### [Brief]
Write the lines out again, from the top of the material to the line containing "Chart.register(...registerables);", pictures excluded.

---------- Available data ----------

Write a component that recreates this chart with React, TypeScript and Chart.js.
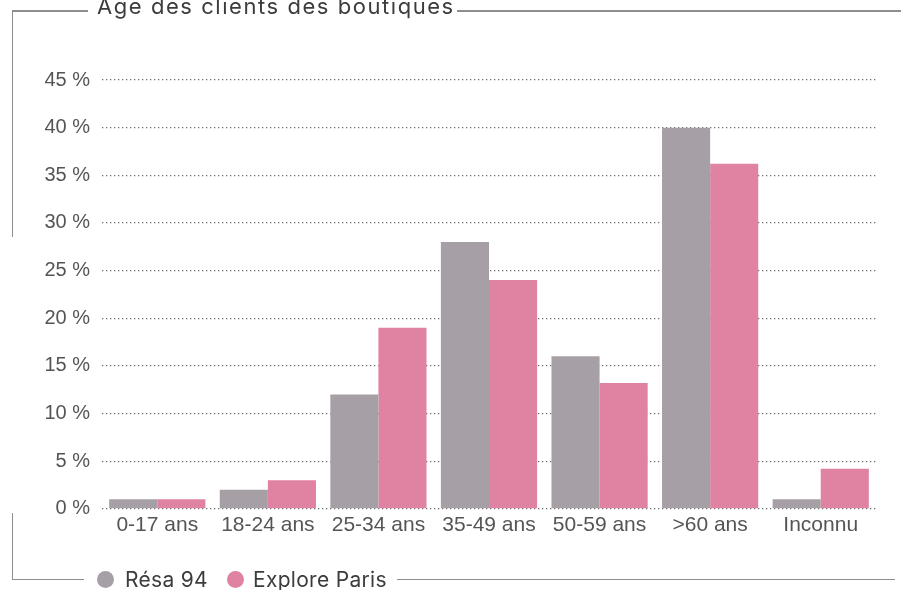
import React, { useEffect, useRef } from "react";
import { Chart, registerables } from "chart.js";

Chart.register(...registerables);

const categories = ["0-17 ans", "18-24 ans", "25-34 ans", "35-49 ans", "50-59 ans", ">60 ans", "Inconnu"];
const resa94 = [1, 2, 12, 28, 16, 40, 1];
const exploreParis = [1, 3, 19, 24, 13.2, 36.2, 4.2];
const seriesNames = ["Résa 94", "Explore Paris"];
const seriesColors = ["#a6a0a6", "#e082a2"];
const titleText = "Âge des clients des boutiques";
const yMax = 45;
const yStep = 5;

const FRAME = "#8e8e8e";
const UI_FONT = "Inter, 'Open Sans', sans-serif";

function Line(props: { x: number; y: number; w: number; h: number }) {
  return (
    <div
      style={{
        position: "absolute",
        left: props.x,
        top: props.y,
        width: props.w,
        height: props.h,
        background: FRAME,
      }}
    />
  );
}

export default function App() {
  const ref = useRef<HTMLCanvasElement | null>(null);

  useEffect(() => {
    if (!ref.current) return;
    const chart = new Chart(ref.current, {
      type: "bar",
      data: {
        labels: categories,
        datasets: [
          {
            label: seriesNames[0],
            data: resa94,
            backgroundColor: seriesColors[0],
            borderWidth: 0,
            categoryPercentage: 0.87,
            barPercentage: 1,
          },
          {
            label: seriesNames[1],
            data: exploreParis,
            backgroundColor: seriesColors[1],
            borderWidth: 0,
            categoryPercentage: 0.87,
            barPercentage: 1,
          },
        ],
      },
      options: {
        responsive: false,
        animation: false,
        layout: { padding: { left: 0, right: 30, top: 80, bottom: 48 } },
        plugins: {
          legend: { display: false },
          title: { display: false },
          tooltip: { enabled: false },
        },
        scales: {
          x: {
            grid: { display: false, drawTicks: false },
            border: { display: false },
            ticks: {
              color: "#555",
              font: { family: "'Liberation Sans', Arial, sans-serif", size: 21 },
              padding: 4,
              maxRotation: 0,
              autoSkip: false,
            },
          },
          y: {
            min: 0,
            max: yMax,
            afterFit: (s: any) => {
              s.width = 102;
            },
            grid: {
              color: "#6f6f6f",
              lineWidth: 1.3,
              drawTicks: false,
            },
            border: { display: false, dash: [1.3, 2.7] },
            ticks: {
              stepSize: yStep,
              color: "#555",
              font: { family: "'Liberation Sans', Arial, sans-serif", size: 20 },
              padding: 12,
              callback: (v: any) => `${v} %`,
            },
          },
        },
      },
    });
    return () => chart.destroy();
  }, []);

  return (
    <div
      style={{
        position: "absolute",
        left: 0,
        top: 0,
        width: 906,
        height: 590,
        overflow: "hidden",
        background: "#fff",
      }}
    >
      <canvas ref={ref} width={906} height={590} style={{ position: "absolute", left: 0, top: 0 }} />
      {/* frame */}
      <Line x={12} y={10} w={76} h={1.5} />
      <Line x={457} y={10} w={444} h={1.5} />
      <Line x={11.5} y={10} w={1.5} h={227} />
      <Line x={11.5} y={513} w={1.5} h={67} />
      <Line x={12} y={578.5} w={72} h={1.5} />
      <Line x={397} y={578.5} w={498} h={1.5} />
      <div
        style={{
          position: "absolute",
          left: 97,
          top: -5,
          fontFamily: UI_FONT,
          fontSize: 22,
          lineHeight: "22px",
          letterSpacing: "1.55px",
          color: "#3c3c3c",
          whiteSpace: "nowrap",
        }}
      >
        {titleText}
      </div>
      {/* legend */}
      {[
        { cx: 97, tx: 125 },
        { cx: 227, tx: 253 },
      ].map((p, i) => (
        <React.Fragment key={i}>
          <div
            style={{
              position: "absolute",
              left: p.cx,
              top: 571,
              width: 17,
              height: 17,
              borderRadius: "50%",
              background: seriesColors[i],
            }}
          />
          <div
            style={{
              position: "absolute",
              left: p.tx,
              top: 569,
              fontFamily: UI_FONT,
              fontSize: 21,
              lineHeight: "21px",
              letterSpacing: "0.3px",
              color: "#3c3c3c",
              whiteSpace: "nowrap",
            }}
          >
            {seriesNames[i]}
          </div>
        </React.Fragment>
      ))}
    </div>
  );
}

----------

### [Worked solution]
Write a component that recreates this chart with React, TypeScript and Chart.js.
import React, { useEffect, useRef } from "react";
import { Chart, registerables } from "chart.js";

Chart.register(...registerables);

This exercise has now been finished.